Writing grant pro­pos­als and things like that is Demetrius’ area of expertise.

The Fassases and Kidd were all in their late 20s when they got involved in devel­op­ment as a way of mak­ing mon­ey for a com­fort­able retirement. 

“We have learned so much in the last five years about devel­op­ing. We’ve learned so much about run­ning a busi­ness,” Demetrius said.

The orig­i­nal M.T. McEldowney Building, named for Winchester busi­ness­man Morgan Thomas McEldowney (1865−1934) was erect­ed in 1906–1907 as a four-sto­ry build­ing, and it was destroyed by fire the fol­low­ing year. At the time, its ten­ants includ­ed the U.S. Post Office, the Clark County Board of Education, and sev­er­al busi­ness­es and lawyers’ offices, accord­ing to Clark County his­to­ri­an Harry Enoch. (WinCity Voices, Nov. 30, 2022)

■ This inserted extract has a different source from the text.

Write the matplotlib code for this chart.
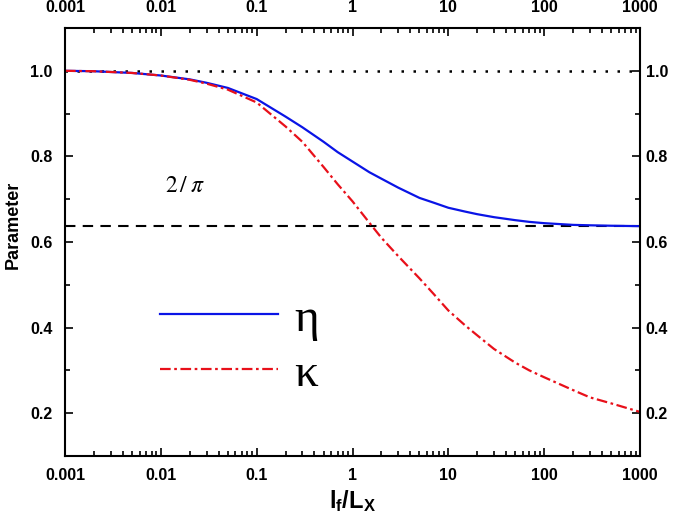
import numpy as np
import matplotlib
matplotlib.use('Agg')
import matplotlib.pyplot as plt
from matplotlib.ticker import FixedLocator, FixedFormatter, MultipleLocator, LogLocator, NullFormatter

# === Data ===
lf_Lx = [0.001, 0.002, 0.005, 0.01, 0.02, 0.03, 0.05, 0.1, 0.2, 0.3, 0.5, 0.7,
         1, 1.5, 2, 3, 5, 7, 10, 15, 20, 30, 50, 70, 100, 200, 300, 500, 1000]
eta = [1.0, 0.999, 0.995, 0.989, 0.980, 0.972, 0.960, 0.934, 0.893, 0.868,
       0.834, 0.810, 0.788, 0.763, 0.748, 0.727, 0.703, 0.692, 0.680, 0.671,
       0.665, 0.658, 0.651, 0.647, 0.644, 0.640, 0.639, 0.638, 0.637]
kappa = [1.0, 0.999, 0.995, 0.989, 0.979, 0.970, 0.956, 0.926, 0.870, 0.834,
         0.775, 0.735, 0.695, 0.645, 0.610, 0.567, 0.515, 0.479, 0.440, 0.405,
         0.382, 0.350, 0.318, 0.300, 0.284, 0.254, 0.237, 0.223, 0.203]

limit_one = 1.0
limit_2pi = 2 / np.pi

x_ticks = [0.001, 0.01, 0.1, 1, 10, 100, 1000]
x_tick_labels = ['0.001', '0.01', '0.1', '1', '10', '100', '1000']
y_ticks = [0.2, 0.4, 0.6, 0.8, 1.0]
y_tick_labels = ['0.2', '0.4', '0.6', '0.8', '1.0']

# === Style ===
plt.rcParams['font.family'] = ['Liberation Sans', 'DejaVu Sans']
plt.rcParams['mathtext.fontset'] = 'custom'
plt.rcParams['mathtext.bf'] = 'Liberation Sans:bold'
plt.rcParams['mathtext.rm'] = 'Liberation Sans:bold'

fig = plt.figure(figsize=(6.75, 5.2), dpi=100)
ax = fig.add_axes([65 / 675, 64 / 520, 575 / 675, 428 / 520])

ax.axhline(limit_one, color='black', lw=1.8, linestyle=(0, (1, 3.8)))
ax.axhline(limit_2pi, color='black', lw=1.5, linestyle=(0, (5, 3.5)))

ax.plot(lf_Lx, eta, color='#0a14e6', lw=1.6, label='η')
ax.plot(lf_Lx, kappa, color='#e8101a', lw=1.6, linestyle=(0, (4.8, 1.6, 1.2, 1.6)), label='κ')

ax.set_xscale('log')
ax.set_xlim(0.001, 1000)
ax.set_ylim(0.1, 1.1)

ax.xaxis.set_major_locator(FixedLocator(x_ticks))
ax.xaxis.set_major_formatter(FixedFormatter(x_tick_labels))
ax.xaxis.set_minor_locator(LogLocator(base=10, subs=np.arange(2, 10)))
ax.xaxis.set_minor_formatter(NullFormatter())
ax.yaxis.set_major_locator(FixedLocator(y_ticks))
ax.yaxis.set_major_formatter(FixedFormatter(y_tick_labels))
ax.yaxis.set_minor_locator(MultipleLocator(0.1))

ax.tick_params(which='both', direction='in', top=True, right=True,
               labeltop=True, labelright=True, width=1.2)
ax.tick_params(which='major', length=6)
ax.tick_params(which='minor', length=3.5)
ax.tick_params(axis='x', which='major', pad=9)
ax.tick_params(axis='y', which='major', pad=9)
for t in ax.xaxis.get_major_ticks() + ax.yaxis.get_major_ticks():
    for lab in (t.label1, t.label2):
        lab.set_fontweight('bold')
        lab.set_fontsize(11.5)
# right-hand labels sit closer to the spine
for t in ax.yaxis.get_major_ticks():
    t.label2.set_x(1.0)
    t.label2.set_transform(ax.get_yaxis_transform() +
                           matplotlib.transforms.ScaledTranslation(4 / 72, 0, fig.dpi_scale_trans))

for sp in ax.spines.values():
    sp.set_linewidth(1.5)

ax.set_ylabel('Parameter', fontsize=13, fontweight='bold')
ax.yaxis.set_label_coords(-0.076, 0.54)
ax.set_xlabel(r'$\mathbf{l_f/L_X}$', fontsize=17, labelpad=3)

ax.text(0.174, 0.631, r'$2\,/\;\pi$', transform=ax.transAxes, fontsize=17,
        math_fontfamily='stix', ha='left', va='center')

ax.legend(loc='center left', bbox_to_anchor=(0.165, 0.255), frameon=False,
          prop={'family': 'Liberation Serif', 'size': 34},
          handlelength=2.5, handletextpad=0.35, labelspacing=0.25,
          borderpad=0, borderaxespad=0)

fig.savefig('out.png', dpi=100)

After the fire, the build­ing was replaced with a five-sto­ry build­ing (six, includ­ing an under­ground park­ing garage) that was built almost entire­ly of con­crete, steel, and brick to reduce the chances of a dis­as­trous recurrence.

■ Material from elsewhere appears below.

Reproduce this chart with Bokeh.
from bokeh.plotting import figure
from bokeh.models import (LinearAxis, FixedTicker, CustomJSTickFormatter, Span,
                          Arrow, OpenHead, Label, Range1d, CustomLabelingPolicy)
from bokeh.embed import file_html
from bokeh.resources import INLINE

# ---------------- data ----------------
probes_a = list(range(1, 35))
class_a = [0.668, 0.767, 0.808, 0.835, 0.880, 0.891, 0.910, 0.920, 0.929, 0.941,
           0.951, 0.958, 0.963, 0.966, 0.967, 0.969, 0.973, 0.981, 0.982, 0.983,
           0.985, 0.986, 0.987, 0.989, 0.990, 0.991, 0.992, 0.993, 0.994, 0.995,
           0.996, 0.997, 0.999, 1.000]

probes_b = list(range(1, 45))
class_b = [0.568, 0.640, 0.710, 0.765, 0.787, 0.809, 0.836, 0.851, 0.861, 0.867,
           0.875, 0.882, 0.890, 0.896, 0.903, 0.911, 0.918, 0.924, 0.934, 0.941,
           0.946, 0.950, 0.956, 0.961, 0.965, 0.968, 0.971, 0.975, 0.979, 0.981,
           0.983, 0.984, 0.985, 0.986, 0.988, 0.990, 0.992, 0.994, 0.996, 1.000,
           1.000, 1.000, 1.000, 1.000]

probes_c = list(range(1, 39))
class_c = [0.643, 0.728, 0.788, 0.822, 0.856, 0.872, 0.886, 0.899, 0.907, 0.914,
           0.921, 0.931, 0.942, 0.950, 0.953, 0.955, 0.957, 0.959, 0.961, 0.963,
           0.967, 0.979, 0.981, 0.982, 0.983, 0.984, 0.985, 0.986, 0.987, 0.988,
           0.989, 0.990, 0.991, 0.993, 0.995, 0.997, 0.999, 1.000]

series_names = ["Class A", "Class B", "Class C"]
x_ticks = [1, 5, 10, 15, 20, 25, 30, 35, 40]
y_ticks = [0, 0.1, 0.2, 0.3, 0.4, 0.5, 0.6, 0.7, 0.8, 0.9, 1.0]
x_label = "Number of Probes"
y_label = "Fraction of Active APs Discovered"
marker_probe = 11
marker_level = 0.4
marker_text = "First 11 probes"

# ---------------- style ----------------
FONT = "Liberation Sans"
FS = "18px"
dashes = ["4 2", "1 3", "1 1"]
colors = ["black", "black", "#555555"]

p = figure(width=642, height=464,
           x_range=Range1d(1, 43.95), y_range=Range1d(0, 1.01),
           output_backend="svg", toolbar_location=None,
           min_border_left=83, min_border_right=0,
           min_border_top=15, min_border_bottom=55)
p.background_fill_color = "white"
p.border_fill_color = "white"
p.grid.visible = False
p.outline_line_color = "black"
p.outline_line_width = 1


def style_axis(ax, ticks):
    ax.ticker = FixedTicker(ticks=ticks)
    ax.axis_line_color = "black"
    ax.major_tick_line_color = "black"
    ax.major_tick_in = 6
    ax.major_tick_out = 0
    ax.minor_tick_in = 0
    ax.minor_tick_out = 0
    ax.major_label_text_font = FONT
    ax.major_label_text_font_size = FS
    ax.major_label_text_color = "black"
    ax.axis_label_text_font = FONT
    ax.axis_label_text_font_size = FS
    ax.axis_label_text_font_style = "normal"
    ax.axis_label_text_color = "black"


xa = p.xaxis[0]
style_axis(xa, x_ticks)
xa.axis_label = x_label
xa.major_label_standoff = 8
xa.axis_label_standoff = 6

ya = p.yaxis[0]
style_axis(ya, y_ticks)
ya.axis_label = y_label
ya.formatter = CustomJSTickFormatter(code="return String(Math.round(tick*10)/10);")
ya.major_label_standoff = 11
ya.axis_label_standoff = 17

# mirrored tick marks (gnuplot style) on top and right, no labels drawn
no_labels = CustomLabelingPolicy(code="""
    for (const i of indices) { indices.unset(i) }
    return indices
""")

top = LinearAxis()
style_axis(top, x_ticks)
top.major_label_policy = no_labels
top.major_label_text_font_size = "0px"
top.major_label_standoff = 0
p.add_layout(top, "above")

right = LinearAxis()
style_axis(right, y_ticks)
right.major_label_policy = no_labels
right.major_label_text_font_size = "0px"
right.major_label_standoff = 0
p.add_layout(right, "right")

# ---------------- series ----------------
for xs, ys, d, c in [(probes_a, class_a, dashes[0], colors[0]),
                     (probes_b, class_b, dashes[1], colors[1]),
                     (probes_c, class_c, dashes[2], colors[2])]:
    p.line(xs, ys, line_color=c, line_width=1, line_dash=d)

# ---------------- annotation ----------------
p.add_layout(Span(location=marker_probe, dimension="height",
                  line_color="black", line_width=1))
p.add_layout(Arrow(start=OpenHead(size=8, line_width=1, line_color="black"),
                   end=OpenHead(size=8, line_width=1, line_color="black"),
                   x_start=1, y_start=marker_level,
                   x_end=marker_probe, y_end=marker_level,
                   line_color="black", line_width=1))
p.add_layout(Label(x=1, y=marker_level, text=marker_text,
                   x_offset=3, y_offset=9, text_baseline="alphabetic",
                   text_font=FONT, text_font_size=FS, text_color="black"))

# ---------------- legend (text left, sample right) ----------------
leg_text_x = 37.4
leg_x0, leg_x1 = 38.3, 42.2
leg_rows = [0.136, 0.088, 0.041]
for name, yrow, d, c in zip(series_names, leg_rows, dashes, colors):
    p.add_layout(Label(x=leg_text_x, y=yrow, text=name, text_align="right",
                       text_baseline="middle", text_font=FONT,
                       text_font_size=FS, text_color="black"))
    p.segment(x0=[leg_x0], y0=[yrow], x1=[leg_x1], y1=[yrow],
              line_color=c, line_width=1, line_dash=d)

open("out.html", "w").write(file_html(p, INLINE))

“It was built to be fire­proof,” Demetrius remarked.

Demetrius said the inte­ri­or walls were ter­ra­cot­ta brick, and they removed tons of mate­r­i­al when they ren­o­vat­ed the fifth floor.

“We built it back with steel studs, which are much lighter,” he said.

Exterior view
A view of the exte­ri­or of the McEldowney Building dur­ing ren­o­va­tion work. 

At the same time, Adam said, he and his part­ners are also try­ing to be “his­tor­i­cal­ly mind­ed” and use some of the orig­i­nal mate­ri­als because they are stronger and will last longer than mate­r­i­al that can be bought at a local lum­ber store.

They have used orig­i­nal doors and light fix­tures, for exam­ple, but have put in new wiring, plumb­ing, and win­dows and have made the build­ing “cli­mate con­trolled” throughout.

“It is an awe­some build­ing. It was very lav­ish when it was built, so we’re try­ing to save that ritzi­ness, that orig­i­nal feel to it,” he said.

They decid­ed not to apply for his­toric preser­va­tion tax cred­its, Demetrius said, because try­ing to restore 180 win­dows to his­toric stan­dards, for exam­ple, would have been cost-pro­hib­i­tive. But they are doing what they can to return it to its orig­i­nal glo­ry and make it a “com­plete­ly pro­fes­sion­al and hab­it­able” mod­ern office space that will meet the needs of their ten­ants and pay off for the investors in the long run.

“We’re going to keep that build­ing stand­ing for anoth­er hun­dred years,” Adam said.